* _What this task involves_: Transcribe the material exactly. Images do not belong in the copy.

-- Start of Data --

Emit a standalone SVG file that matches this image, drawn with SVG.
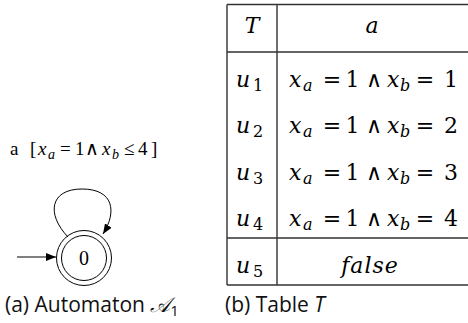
<svg xmlns="http://www.w3.org/2000/svg" width="468" height="323" viewBox="0 0 468 323">
<style>
.cap{font-family:'Open Sans','Noto Sans',sans-serif;font-size:21px;fill:#111}
.ln{stroke:#333;stroke-width:1.4;fill:none}
.st{stroke:#000;stroke-width:1;fill:none}
.m{text-anchor:middle}
</style>
<defs>
<marker id="ah" markerWidth="10" markerHeight="8" refX="10" refY="4" orient="auto" markerUnits="userSpaceOnUse">
<path d="M0,0 L10,4 L0,8 Z" fill="#000"/>
</marker>
</defs>
<g id="connectors">
<path class="st" d="M17,257 L56,257" marker-end="url(#ah)"/>
<path class="st" d="M68,237 C46,214 50,189 82,189 C114,189 117,212 103,234" marker-end="url(#ah)"/>
</g>
<g id="state0">
<circle class="st" cx="84" cy="258" r="27.5"/>
<circle class="st" cx="84" cy="258" r="22.5"/>
<text font-family="Times New Roman, serif" x="84" y="265" font-size="20" text-anchor="middle">0</text>
</g>
<g id="loop-label" font-family="Times New Roman, serif" font-size="19">
<text y="155"><tspan x="10">a</tspan><tspan x="30">[</tspan><tspan x="38" font-style="italic">x</tspan><tspan x="48" y="159" font-style="italic" font-size="14">a</tspan><tspan x="60" y="155">=</tspan><tspan x="75">1</tspan><tspan x="85">∧</tspan><tspan x="102" font-style="italic">x</tspan><tspan x="112" y="159" font-style="italic" font-size="14">b</tspan><tspan x="124" y="155">≤</tspan><tspan x="138">4</tspan><tspan x="151">]</tspan></text>
</g>
<g id="table" font-family="DejaVu Serif, serif" font-size="22">
<path class="ln" d="M227,4.5 H468 M227,52 H468 M227,238 H468 M227,285 H468 M227,4.5 V285 M277,4.5 V285"/>
<text font-style="italic" x="252" y="33" class="m">T</text>
<text font-style="italic" x="372" y="33" class="m">a</text>
<g id="row1">
<text><tspan font-style="italic" x="236" y="87">u</tspan><tspan x="253" y="91" font-size="16">1</tspan></text>
<text y="87"><tspan font-style="italic" x="289">x</tspan><tspan font-style="italic" x="303" y="91" font-size="16">a</tspan></text>
<text y="87" class="m"><tspan x="332">=</tspan><tspan x="352.5">1</tspan><tspan x="374">∧</tspan></text>
<text y="87"><tspan font-style="italic" x="387">x</tspan><tspan font-style="italic" x="400" y="91" font-size="16">b</tspan></text>
<text y="87" class="m"><tspan x="425">=</tspan><tspan x="451">1</tspan></text>
</g>
<g id="row2">
<text><tspan font-style="italic" x="236" y="133">u</tspan><tspan x="253" y="137" font-size="16">2</tspan></text>
<text y="133"><tspan font-style="italic" x="289">x</tspan><tspan font-style="italic" x="303" y="137" font-size="16">a</tspan></text>
<text y="133" class="m"><tspan x="332">=</tspan><tspan x="352.5">1</tspan><tspan x="374">∧</tspan></text>
<text y="133"><tspan font-style="italic" x="387">x</tspan><tspan font-style="italic" x="400" y="137" font-size="16">b</tspan></text>
<text y="133" class="m"><tspan x="425">=</tspan><tspan x="451">2</tspan></text>
</g>
<g id="row3">
<text><tspan font-style="italic" x="236" y="180">u</tspan><tspan x="253" y="184" font-size="16">3</tspan></text>
<text y="180"><tspan font-style="italic" x="289">x</tspan><tspan font-style="italic" x="303" y="184" font-size="16">a</tspan></text>
<text y="180" class="m"><tspan x="332">=</tspan><tspan x="352.5">1</tspan><tspan x="374">∧</tspan></text>
<text y="180"><tspan font-style="italic" x="387">x</tspan><tspan font-style="italic" x="400" y="184" font-size="16">b</tspan></text>
<text y="180" class="m"><tspan x="425">=</tspan><tspan x="451">3</tspan></text>
</g>
<g id="row4">
<text><tspan font-style="italic" x="236" y="226">u</tspan><tspan x="253" y="230" font-size="16">4</tspan></text>
<text y="226"><tspan font-style="italic" x="289">x</tspan><tspan font-style="italic" x="303" y="230" font-size="16">a</tspan></text>
<text y="226" class="m"><tspan x="332">=</tspan><tspan x="352.5">1</tspan><tspan x="374">∧</tspan></text>
<text y="226"><tspan font-style="italic" x="387">x</tspan><tspan font-style="italic" x="400" y="230" font-size="16">b</tspan></text>
<text y="226" class="m"><tspan x="425">=</tspan><tspan x="451">4</tspan></text>
</g>
<g id="row5">
<text><tspan font-style="italic" x="236" y="273">u</tspan><tspan x="253" y="277" font-size="16">5</tspan></text>
<text font-style="italic" x="370" y="273" class="m" letter-spacing="1">false</text>
</g>
</g>
<g id="captions">
<text class="cap" x="5" y="312">(a) Automaton <tspan font-family="DejaVu Sans" font-style="italic">𝒜</tspan><tspan font-size="15" dy="4">1</tspan></text>
<text class="cap" x="225" y="312">(b) Table <tspan font-style="italic">T</tspan></text>
</g>
</svg>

-- End of Data --

* _Full solution_:
Emit a standalone SVG file that matches this image, drawn with SVG.
<svg xmlns="http://www.w3.org/2000/svg" width="468" height="323" viewBox="0 0 468 323">
<style>
.cap{font-family:'Open Sans','Noto Sans',sans-serif;font-size:21px;fill:#111}
.ln{stroke:#333;stroke-width:1.4;fill:none}
.st{stroke:#000;stroke-width:1;fill:none}
.m{text-anchor:middle}
</style>
<defs>
<marker id="ah" markerWidth="10" markerHeight="8" refX="10" refY="4" orient="auto" markerUnits="userSpaceOnUse">
<path d="M0,0 L10,4 L0,8 Z" fill="#000"/>
</marker>
</defs>
<g id="connectors">
<path class="st" d="M17,257 L56,257" marker-end="url(#ah)"/>
<path class="st" d="M68,237 C46,214 50,189 82,189 C114,189 117,212 103,234" marker-end="url(#ah)"/>
</g>
<g id="state0">
<circle class="st" cx="84" cy="258" r="27.5"/>
<circle class="st" cx="84" cy="258" r="22.5"/>
<text font-family="Times New Roman, serif" x="84" y="265" font-size="20" text-anchor="middle">0</text>
</g>
<g id="loop-label" font-family="Times New Roman, serif" font-size="19">
<text y="155"><tspan x="10">a</tspan><tspan x="30">[</tspan><tspan x="38" font-style="italic">x</tspan><tspan x="48" y="159" font-style="italic" font-size="14">a</tspan><tspan x="60" y="155">=</tspan><tspan x="75">1</tspan><tspan x="85">∧</tspan><tspan x="102" font-style="italic">x</tspan><tspan x="112" y="159" font-style="italic" font-size="14">b</tspan><tspan x="124" y="155">≤</tspan><tspan x="138">4</tspan><tspan x="151">]</tspan></text>
</g>
<g id="table" font-family="DejaVu Serif, serif" font-size="22">
<path class="ln" d="M227,4.5 H468 M227,52 H468 M227,238 H468 M227,285 H468 M227,4.5 V285 M277,4.5 V285"/>
<text font-style="italic" x="252" y="33" class="m">T</text>
<text font-style="italic" x="372" y="33" class="m">a</text>
<g id="row1">
<text><tspan font-style="italic" x="236" y="87">u</tspan><tspan x="253" y="91" font-size="16">1</tspan></text>
<text y="87"><tspan font-style="italic" x="289">x</tspan><tspan font-style="italic" x="303" y="91" font-size="16">a</tspan></text>
<text y="87" class="m"><tspan x="332">=</tspan><tspan x="352.5">1</tspan><tspan x="374">∧</tspan></text>
<text y="87"><tspan font-style="italic" x="387">x</tspan><tspan font-style="italic" x="400" y="91" font-size="16">b</tspan></text>
<text y="87" class="m"><tspan x="425">=</tspan><tspan x="451">1</tspan></text>
</g>
<g id="row2">
<text><tspan font-style="italic" x="236" y="133">u</tspan><tspan x="253" y="137" font-size="16">2</tspan></text>
<text y="133"><tspan font-style="italic" x="289">x</tspan><tspan font-style="italic" x="303" y="137" font-size="16">a</tspan></text>
<text y="133" class="m"><tspan x="332">=</tspan><tspan x="352.5">1</tspan><tspan x="374">∧</tspan></text>
<text y="133"><tspan font-style="italic" x="387">x</tspan><tspan font-style="italic" x="400" y="137" font-size="16">b</tspan></text>
<text y="133" class="m"><tspan x="425">=</tspan><tspan x="451">2</tspan></text>
</g>
<g id="row3">
<text><tspan font-style="italic" x="236" y="180">u</tspan><tspan x="253" y="184" font-size="16">3</tspan></text>
<text y="180"><tspan font-style="italic" x="289">x</tspan><tspan font-style="italic" x="303" y="184" font-size="16">a</tspan></text>
<text y="180" class="m"><tspan x="332">=</tspan><tspan x="352.5">1</tspan><tspan x="374">∧</tspan></text>
<text y="180"><tspan font-style="italic" x="387">x</tspan><tspan font-style="italic" x="400" y="184" font-size="16">b</tspan></text>
<text y="180" class="m"><tspan x="425">=</tspan><tspan x="451">3</tspan></text>
</g>
<g id="row4">
<text><tspan font-style="italic" x="236" y="226">u</tspan><tspan x="253" y="230" font-size="16">4</tspan></text>
<text y="226"><tspan font-style="italic" x="289">x</tspan><tspan font-style="italic" x="303" y="230" font-size="16">a</tspan></text>
<text y="226" class="m"><tspan x="332">=</tspan><tspan x="352.5">1</tspan><tspan x="374">∧</tspan></text>
<text y="226"><tspan font-style="italic" x="387">x</tspan><tspan font-style="italic" x="400" y="230" font-size="16">b</tspan></text>
<text y="226" class="m"><tspan x="425">=</tspan><tspan x="451">4</tspan></text>
</g>
<g id="row5">
<text><tspan font-style="italic" x="236" y="273">u</tspan><tspan x="253" y="277" font-size="16">5</tspan></text>
<text font-style="italic" x="370" y="273" class="m" letter-spacing="1">false</text>
</g>
</g>
<g id="captions">
<text class="cap" x="5" y="312">(a) Automaton <tspan font-family="DejaVu Sans" font-style="italic">𝒜</tspan><tspan font-size="15" dy="4">1</tspan></text>
<text class="cap" x="225" y="312">(b) Table <tspan font-style="italic">T</tspan></text>
</g>
</svg>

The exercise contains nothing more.